DATASET EXCERPT:
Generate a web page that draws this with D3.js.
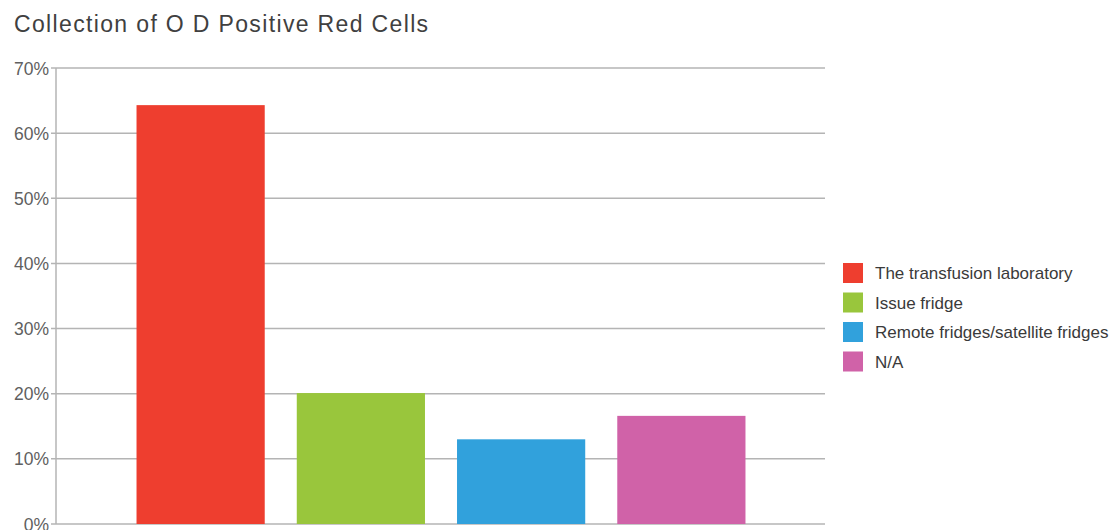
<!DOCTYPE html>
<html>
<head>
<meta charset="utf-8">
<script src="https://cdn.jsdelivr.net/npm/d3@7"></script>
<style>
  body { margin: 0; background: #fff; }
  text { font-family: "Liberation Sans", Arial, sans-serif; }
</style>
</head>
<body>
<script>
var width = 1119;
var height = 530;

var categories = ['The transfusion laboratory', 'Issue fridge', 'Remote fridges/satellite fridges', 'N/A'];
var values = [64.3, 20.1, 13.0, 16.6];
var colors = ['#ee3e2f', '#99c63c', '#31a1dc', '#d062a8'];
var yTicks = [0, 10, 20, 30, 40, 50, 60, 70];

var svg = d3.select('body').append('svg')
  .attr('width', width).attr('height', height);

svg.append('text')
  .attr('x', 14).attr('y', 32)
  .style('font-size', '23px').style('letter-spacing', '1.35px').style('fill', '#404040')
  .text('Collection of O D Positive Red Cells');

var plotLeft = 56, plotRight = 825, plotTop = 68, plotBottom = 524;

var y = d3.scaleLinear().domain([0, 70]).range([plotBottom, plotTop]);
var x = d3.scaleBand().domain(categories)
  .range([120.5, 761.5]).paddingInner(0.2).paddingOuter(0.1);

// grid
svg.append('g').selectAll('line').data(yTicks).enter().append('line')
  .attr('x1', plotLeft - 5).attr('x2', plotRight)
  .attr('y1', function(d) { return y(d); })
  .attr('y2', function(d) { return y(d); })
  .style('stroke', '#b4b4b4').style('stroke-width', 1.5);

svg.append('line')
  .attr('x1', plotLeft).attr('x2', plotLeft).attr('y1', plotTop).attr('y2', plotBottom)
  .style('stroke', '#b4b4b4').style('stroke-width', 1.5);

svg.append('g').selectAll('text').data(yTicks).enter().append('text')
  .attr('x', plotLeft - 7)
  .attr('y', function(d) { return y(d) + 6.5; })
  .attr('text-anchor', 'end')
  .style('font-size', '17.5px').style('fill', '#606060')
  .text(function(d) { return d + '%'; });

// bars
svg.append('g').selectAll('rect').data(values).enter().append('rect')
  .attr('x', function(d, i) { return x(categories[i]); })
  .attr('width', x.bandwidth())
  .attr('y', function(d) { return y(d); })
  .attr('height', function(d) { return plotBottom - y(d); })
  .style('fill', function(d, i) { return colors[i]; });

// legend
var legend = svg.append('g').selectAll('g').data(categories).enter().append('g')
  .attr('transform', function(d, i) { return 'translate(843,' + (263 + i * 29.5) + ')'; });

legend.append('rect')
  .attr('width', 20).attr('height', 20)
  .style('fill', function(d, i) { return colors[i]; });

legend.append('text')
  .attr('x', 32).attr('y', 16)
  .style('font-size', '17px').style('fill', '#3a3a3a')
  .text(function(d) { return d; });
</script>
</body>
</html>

OBJECTIVE: Each line of the data should be quoted exactly, with pictures left out.

RESULT OF THE EXERCISE:
Generate a web page that draws this with D3.js.
<!DOCTYPE html>
<html>
<head>
<meta charset="utf-8">
<script src="https://cdn.jsdelivr.net/npm/d3@7"></script>
<style>
  body { margin: 0; background: #fff; }
  text { font-family: "Liberation Sans", Arial, sans-serif; }
</style>
</head>
<body>
<script>
var width = 1119;
var height = 530;

var categories = ['The transfusion laboratory', 'Issue fridge', 'Remote fridges/satellite fridges', 'N/A'];
var values = [64.3, 20.1, 13.0, 16.6];
var colors = ['#ee3e2f', '#99c63c', '#31a1dc', '#d062a8'];
var yTicks = [0, 10, 20, 30, 40, 50, 60, 70];

var svg = d3.select('body').append('svg')
  .attr('width', width).attr('height', height);

svg.append('text')
  .attr('x', 14).attr('y', 32)
  .style('font-size', '23px').style('letter-spacing', '1.35px').style('fill', '#404040')
  .text('Collection of O D Positive Red Cells');

var plotLeft = 56, plotRight = 825, plotTop = 68, plotBottom = 524;

var y = d3.scaleLinear().domain([0, 70]).range([plotBottom, plotTop]);
var x = d3.scaleBand().domain(categories)
  .range([120.5, 761.5]).paddingInner(0.2).paddingOuter(0.1);

// grid
svg.append('g').selectAll('line').data(yTicks).enter().append('line')
  .attr('x1', plotLeft - 5).attr('x2', plotRight)
  .attr('y1', function(d) { return y(d); })
  .attr('y2', function(d) { return y(d); })
  .style('stroke', '#b4b4b4').style('stroke-width', 1.5);

svg.append('line')
  .attr('x1', plotLeft).attr('x2', plotLeft).attr('y1', plotTop).attr('y2', plotBottom)
  .style('stroke', '#b4b4b4').style('stroke-width', 1.5);

svg.append('g').selectAll('text').data(yTicks).enter().append('text')
  .attr('x', plotLeft - 7)
  .attr('y', function(d) { return y(d) + 6.5; })
  .attr('text-anchor', 'end')
  .style('font-size', '17.5px').style('fill', '#606060')
  .text(function(d) { return d + '%'; });

// bars
svg.append('g').selectAll('rect').data(values).enter().append('rect')
  .attr('x', function(d, i) { return x(categories[i]); })
  .attr('width', x.bandwidth())
  .attr('y', function(d) { return y(d); })
  .attr('height', function(d) { return plotBottom - y(d); })
  .style('fill', function(d, i) { return colors[i]; });

// legend
var legend = svg.append('g').selectAll('g').data(categories).enter().append('g')
  .attr('transform', function(d, i) { return 'translate(843,' + (263 + i * 29.5) + ')'; });

legend.append('rect')
  .attr('width', 20).attr('height', 20)
  .style('fill', function(d, i) { return colors[i]; });

legend.append('text')
  .attr('x', 32).attr('y', 16)
  .style('font-size', '17px').style('fill', '#3a3a3a')
  .text(function(d) { return d; });
</script>
</body>
</html>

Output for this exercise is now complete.